How to scale/distribute the processing? If I have several million users and several million items and 3-4 features on users and 5-7 features on the items, what would be some of the approaches to scale this? I'm looking at this writeup: https://towardsdatascience.com/scaling-up-with-distributed-tensorflow-on-spark-afc3655d8f95. Any examples of how to code up a TFRS recommender that could run on Spark? or some other way to distribute. Seems like TensorFlowOnSpark is a way to go...
How to tone down the amount of prints in the console.

Thanks.

dgoldenberg-audiomack commented 3 years ago

Retrieving recs with respective ratings looks like this for me now:

# Get recommendations for user 42:
ratings_42, titles_42 = index(tf.constant(["42"]))
print(">> Recommendations for user 42:")
ratings_arr = ratings_42[0]
titles_arr = titles_42[0]
for idx in range(0, len(ratings_arr)):
    print(f"\t{ratings_arr[idx]} -- {titles_arr[idx].numpy().decode('utf-8')}")

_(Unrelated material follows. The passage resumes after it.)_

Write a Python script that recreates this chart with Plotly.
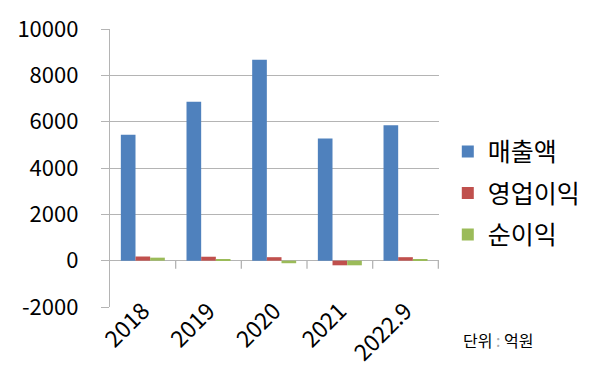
import plotly.graph_objects as go

categories = ["2018", "2019", "2020", "2021", "2022.9"]
sales = [5430, 6860, 8670, 5270, 5850]          # 매출액
op_profit = [180, 170, 150, -200, 150]          # 영업이익
net_profit = [130, 50, -110, -200, 70]          # 순이익

series_names = ["매출액", "영업이익", "순이익"]
colors = ["#4F81BD", "#C0504D", "#9BBB59"]
y_ticks = [-2000, 0, 2000, 4000, 6000, 8000, 10000]
y_tick_labels = ["-2000", "0", "2000", "4000", "6000", "8000", "10000"]

FONT = "Noto Sans CJK KR"
GRID = "#b4b4b4"

fig = go.Figure()
for i, (name, vals) in enumerate(zip(series_names, [sales, op_profit, net_profit])):
    fig.add_trace(go.Bar(
        x=categories, y=vals, name=name,
        marker=dict(color=colors[i], line=dict(width=0)),
        legendgroup=f"g{i}",
    ))

# category tick marks hanging from zero line at boundaries
shapes = []
for k in range(len(categories)):
    shapes.append(dict(
        type="line", xref="x", yref="y", x0=k + 0.5, x1=k + 0.5,
        ysizemode="pixel", yanchor=0, y0=0, y1=-8,
        line=dict(color=GRID, width=1.3),
    ))

fig.update_layout(
    width=600, height=381,
    margin=dict(l=102, r=169, t=21, b=82, autoexpand=False),
    paper_bgcolor="white", plot_bgcolor="white",
    barmode="group", bargap=0.33, bargroupgap=0,
    font=dict(family=FONT, color="black"),
    shapes=shapes,
    showlegend=True,
    legend=dict(
        xref="container", yref="container", x=0.733, y=0.683,
        xanchor="left", yanchor="top",
        font=dict(size=25, family=FONT), traceorder="grouped",
        tracegroupgap=6, itemwidth=30,
        bgcolor="rgba(0,0,0,0)",
    ),
    annotations=[dict(
        xref="paper", yref="paper", x=1.067, y=-0.118,
        xanchor="left", yanchor="middle", showarrow=False,
        text="단위&nbsp;<span style='color:#aaaaaa'>:</span>&nbsp;억원", font=dict(size=16, family=FONT),
    )],
)
fig.update_xaxes(
    type="category", showgrid=False, zeroline=False, showline=False,
    ticks="", tickangle=-45, tickfont=dict(size=23, family=FONT),
    ticklabelstandoff=-15,
)
fig.update_yaxes(
    range=[-2000, 10000], tickvals=y_ticks, ticktext=y_tick_labels,
    showgrid=True, gridcolor=GRID, gridwidth=1.3,
    zeroline=True, zerolinecolor=GRID, zerolinewidth=1.3,
    showline=True, linecolor=GRID, linewidth=1.3,
    ticks="outside", ticklen=8, tickcolor=GRID, tickwidth=1.3,
    tickfont=dict(size=22, family=FONT), ticklabelstandoff=18,
)

fig.write_html("out.html")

dgoldenberg-audiomack commented 3 years ago

Toning down the prints to the console

os.environ["TF_CPP_MIN_LOG_LEVEL"] = "3"
logging.getLogger('tensorflow').setLevel(logging.FATAL)

also

model.fit(cached_train, epochs=3, verbose=0)

This doesn't remove all prints but it does remove quite a few.

maciejkula commented 3 years ago

Use the k parameter detailed in the docs.
The first element of that tuple are the predictions.
These can be anything, but non-contiguous values waste memory. This is why the tutorials use vocabulary lookup layers.
Unfortunately at this time you have to do your own post-filter.
If you are using the top-k layers, as long as they are indexed with a dataset that does not contain duplicates, the responses will not have duplicates.
There may be solutions in the wider TensorFlow ecosystem to help with this. TFRS itself does not offer this functionality.
That's really dataset-dependent.
Hyperparameter tuning is crucial. (And RMSE is absolutely the wrong metric to look at - top-K metrics are much more useful.)
TensorFlow has extensive distributed training capabilities. Have a look at this tutorial for a starting point.
Set the verbose argument to Keras fit/evaluate calls.

dgoldenberg-audiomack commented 3 years ago

Hi @maciejkula Maciej, thanks for your prompt and thorough responses. Could we have this ticket open for now, I think I'm going to have a couple more questions as I work through my POC. Thanks.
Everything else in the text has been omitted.